Run through this checklist before you commit:

  1. License check: Confirm the font allows commercial use at no cost. Look for the OFL (SIL Open Font License) or Apache License in the font files.
  2. Print test: Print your label design on the actual packaging material. Check readability at the smallest text size you plan to use.
  3. Multi-size review: View the font at the brand name size and at the ingredient list size. Both need to work.
  4. Pairing test: Place your display font and body font side by side. Do they complement each other or compete?
  5. Cross-platform check: If the font will also appear on your website, social media, and digital ads, make sure it renders well in all environments.
  6. Cultural fit: Does the font's personality match what your target customer expects from your type of tea? Ask someone outside your team for their first impression.

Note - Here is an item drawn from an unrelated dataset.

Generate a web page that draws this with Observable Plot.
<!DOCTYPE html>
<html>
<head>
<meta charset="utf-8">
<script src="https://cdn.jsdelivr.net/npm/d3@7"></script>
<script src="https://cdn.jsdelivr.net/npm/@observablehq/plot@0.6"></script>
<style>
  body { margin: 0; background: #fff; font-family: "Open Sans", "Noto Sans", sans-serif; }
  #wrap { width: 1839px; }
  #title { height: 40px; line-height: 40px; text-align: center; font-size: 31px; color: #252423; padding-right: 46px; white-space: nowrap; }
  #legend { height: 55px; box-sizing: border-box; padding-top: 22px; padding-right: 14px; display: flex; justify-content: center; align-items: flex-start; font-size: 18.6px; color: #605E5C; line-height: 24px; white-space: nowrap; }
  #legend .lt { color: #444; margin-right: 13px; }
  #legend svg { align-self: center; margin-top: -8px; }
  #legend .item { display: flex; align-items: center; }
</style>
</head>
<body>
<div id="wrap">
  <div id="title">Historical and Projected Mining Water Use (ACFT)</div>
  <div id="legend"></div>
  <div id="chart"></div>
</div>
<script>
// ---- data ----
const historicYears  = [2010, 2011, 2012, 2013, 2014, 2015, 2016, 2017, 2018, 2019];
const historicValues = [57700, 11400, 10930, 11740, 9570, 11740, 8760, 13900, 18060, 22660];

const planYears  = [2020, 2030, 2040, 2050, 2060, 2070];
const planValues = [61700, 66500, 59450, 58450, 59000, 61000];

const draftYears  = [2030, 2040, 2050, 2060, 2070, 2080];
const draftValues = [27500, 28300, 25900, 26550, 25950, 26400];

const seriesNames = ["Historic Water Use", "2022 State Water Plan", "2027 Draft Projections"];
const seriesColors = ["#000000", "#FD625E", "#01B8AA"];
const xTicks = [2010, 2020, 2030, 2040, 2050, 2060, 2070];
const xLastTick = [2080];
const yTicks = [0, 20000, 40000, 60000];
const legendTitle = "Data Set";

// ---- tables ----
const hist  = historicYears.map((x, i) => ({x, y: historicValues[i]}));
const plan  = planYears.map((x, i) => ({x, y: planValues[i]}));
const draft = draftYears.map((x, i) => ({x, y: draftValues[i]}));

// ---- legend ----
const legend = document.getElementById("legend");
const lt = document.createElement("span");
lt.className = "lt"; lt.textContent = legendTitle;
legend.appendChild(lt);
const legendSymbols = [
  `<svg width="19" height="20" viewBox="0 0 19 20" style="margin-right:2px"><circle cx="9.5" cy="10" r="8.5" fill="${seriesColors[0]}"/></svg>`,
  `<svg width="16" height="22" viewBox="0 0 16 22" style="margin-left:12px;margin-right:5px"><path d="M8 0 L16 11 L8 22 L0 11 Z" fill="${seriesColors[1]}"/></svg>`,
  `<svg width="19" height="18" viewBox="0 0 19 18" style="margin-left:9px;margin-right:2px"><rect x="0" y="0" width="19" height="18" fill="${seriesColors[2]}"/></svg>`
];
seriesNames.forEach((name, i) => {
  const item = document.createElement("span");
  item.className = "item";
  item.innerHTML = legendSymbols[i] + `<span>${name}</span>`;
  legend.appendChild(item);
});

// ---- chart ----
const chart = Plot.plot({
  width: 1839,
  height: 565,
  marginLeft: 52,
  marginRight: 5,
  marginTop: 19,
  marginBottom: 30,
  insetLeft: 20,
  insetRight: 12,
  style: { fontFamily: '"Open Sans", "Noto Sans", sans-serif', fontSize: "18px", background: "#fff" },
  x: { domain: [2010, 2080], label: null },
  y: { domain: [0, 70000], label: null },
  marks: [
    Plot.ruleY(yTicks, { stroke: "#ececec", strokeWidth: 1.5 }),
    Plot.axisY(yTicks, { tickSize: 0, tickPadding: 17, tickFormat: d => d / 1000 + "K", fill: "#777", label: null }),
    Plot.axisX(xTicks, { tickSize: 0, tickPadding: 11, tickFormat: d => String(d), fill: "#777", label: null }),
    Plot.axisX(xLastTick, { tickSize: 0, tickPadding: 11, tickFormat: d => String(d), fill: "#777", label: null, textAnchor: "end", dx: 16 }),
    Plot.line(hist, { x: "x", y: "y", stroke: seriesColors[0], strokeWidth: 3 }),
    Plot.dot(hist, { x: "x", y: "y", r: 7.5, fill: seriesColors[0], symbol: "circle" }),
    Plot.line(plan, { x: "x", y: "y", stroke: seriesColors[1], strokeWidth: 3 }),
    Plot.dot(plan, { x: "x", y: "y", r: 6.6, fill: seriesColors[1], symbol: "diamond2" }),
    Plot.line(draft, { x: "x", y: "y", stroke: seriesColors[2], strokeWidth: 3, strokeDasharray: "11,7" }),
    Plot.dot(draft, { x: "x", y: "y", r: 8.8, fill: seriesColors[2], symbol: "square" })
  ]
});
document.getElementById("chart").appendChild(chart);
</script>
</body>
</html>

  7. File format: Make sure you have the font in the format your designer or print shop needs typically OTF or TTF for design software, WOFF/WOFF2 for web use.

Every font listed here is free to download and cleared for commercial use. Start by picking one display font and one body font from the list, test them on a label draft, and get feedback from people in your target market before going to print. A strong font pairing won't just make your packaging look better it'll help customers understand what your brand stands for before they even open the box.